Monday, November 14, 2011

Invitation to a Beheading: Nabokov's Negation of Time

 
          I’m currently reading Invitation to a Beheading by Vladimir Nabokov. The summary, from Amazon:

Invitation to a Beheading embodies a vision of a bizarre and irrational world. In an unnamed dream country, the young man Cincinnatus C. is condemned to death by beheading for "gnostical turpitude." an imaginary crime that defies definition. Cincinnatus spends his last days in an absurd jail … “



          When I was a kid I always envisioned writing novels like this one. I loved making short stories in which characters thought and said and did absurd things. I delighted in the strange, and not much has changed.
   
       Nabokov is the ideal writer for dreamlike stories. His characters (I’ve read The Defense and Lolita) have never felt real to me – they’re the fictional characters fictional characters would write about. I never take time to try and relate to them; I spend most of my time being envious of his prose, and the rest appreciating it.
On page 52 of my Vintage International copy:
          “Once, when I was a child, on a distant school excursion, when I had got separated from the others – although I may have dreamt it – I found myself, under the sultry sun of midday, in a drowsy little town, so drowsy that when a man who had been dozing on a beach beneath a bright white-washed wall at last got up to help me find my way, his blue shadow on the wall did not immediately follow him. Oh, I know, I know, there must have been some oversight, on my part, and the shadow did not linger at all, but simply, shall we say, it caught on the wall’s unevenness…but here is what I want to express: between his movement and the movement of the laggard shadow – that second, that syncope – that is the rare kind of time in which I live – the pause, the hiatus, when the heart is like a feather…”
          This is, for me, exemplary of the dreamlike tone of the book.

          I can nearly guarantee Nabokov had a lot of fun while writing. He seems so eager, so singularly devoted to the particular bit of prose currently under my attention. His enthusiasm seeps through the ink on the page and, perhaps as a result, his writing does not pause to consider practicalities. 

          I write every day, and I know my style, whether it’s good or bad. If I were Nabokov in the above paragraph, I would feel compelled to give the reader a short “intro paragraph” when I jumped into that flashback. I would describe a definitive point in time, a clearly-depicted geographical location, and then delve into the main point of the flashback (being the shadow on the wall, and how it relates to the narrator’s “rare kind of time”). Nabokov does both things at once. The details are given precisely when they are needed, and it results in a bizarre negation of time. 

          Most authors present a series of facts that grow from one another, connected ideas, facets that make up a scene, the novel’s first sentence being their common ancestor. Nabokov spouts out myriad contingencies, which exuberantly dance along the page, not obligated by any filial connection with previous ideas. Not to say he is random. It’s more like he’s discarded the most basic rules of English composition, or more likely he never absorbed them, since English was his second language (…Amazingly. Yes. I am jealous.).

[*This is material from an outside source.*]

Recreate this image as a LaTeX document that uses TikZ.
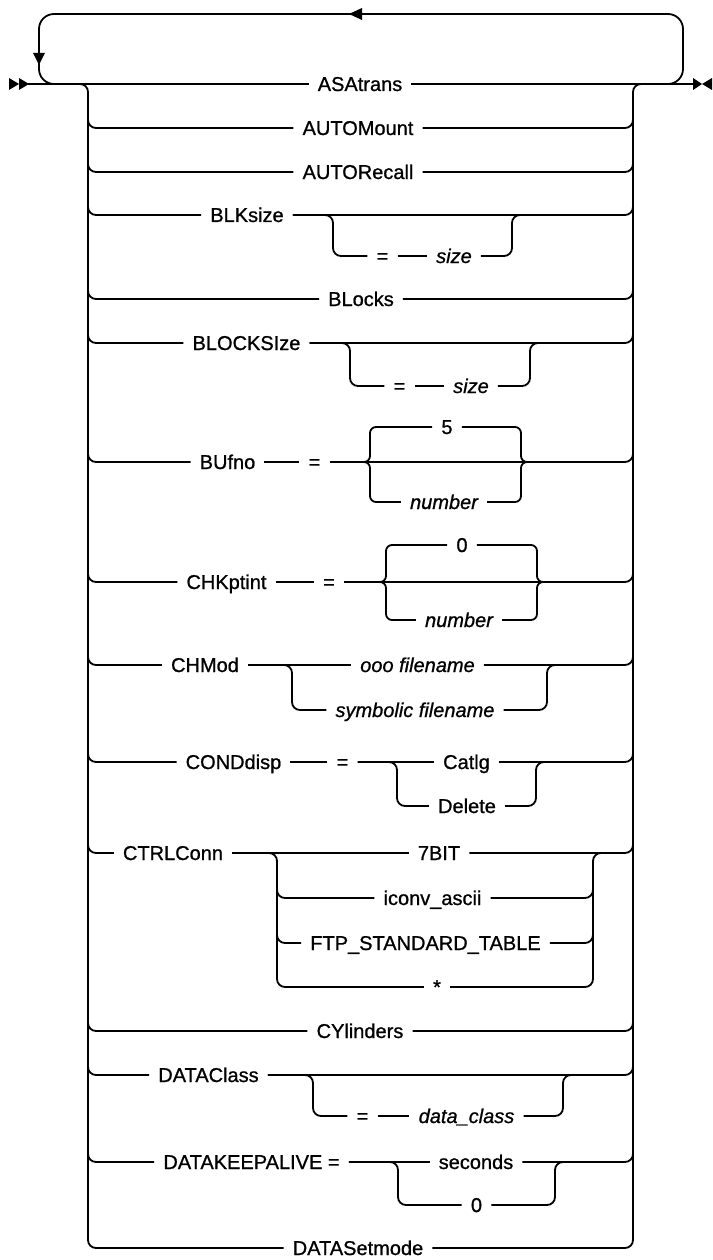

          This negation of time results in what I’m going to call the “Slideshow Effect.” Reading is often described as watching a movie in one’s head, but with Nabokov it’s more like observing a slideshow of urbane photographs – big pictures are presented and make up a story in the long run, but they don’t exactly flow into one another. They pop out.

          Images flickering through my head when I read the above paragraph: ‘A child…Oh, now the child’s on a fieldtrip. Oh – now he’s alone. Is he dreaming? Maybe, maybe not. Wait, now there’s a town involved. And now there’s a man – this man is on a beach – this man is on a beach beneath a wall – how is there a wall on a beach?’ There’s usually at least one “photograph” of Nabokov’s that doesn’t fit in my head perfectly, like the wall in this case, but that’s part of his charm. I don’t want to fully understand it. I want the story to skim the tips of my outstretched fingers, leave specific details only partly accessible.

          I hope this makes sense, because I think it’s so wonderful and peculiar. Where one writer would say, “Once I was in a town on a school fieldtrip, and I became lost,” Nabokov gives things in the wrong order. “Pop: Child! Pop! Pop! Fieldtrip! Lost! Oh, a town! No, no – beach! Wall! Bam! Pow!” (What am I doing?)

          All of this, of course, ignores the aesthetic picture of the shadow that pauses on the wall. If this was an actual photograph it would terrify me, and probably make it into one of those Weird New Jersey books. This is what I meant earlier about Nabokov’s characters not seeming real to me. He never tries to convince the reader for a moment that anything in his world is real. It’s all a hyperbolic reflection of our world. I imagine he started by observing our world and stealing the quirks of people and nature, and then he painted them much prettier than they actually were. In this way Nabokov’s work is the truest work, and he is the most honest writer, because there is not a moment where even a bit of me is going to think his work is real. If writers are liars, Nabokov is the exception.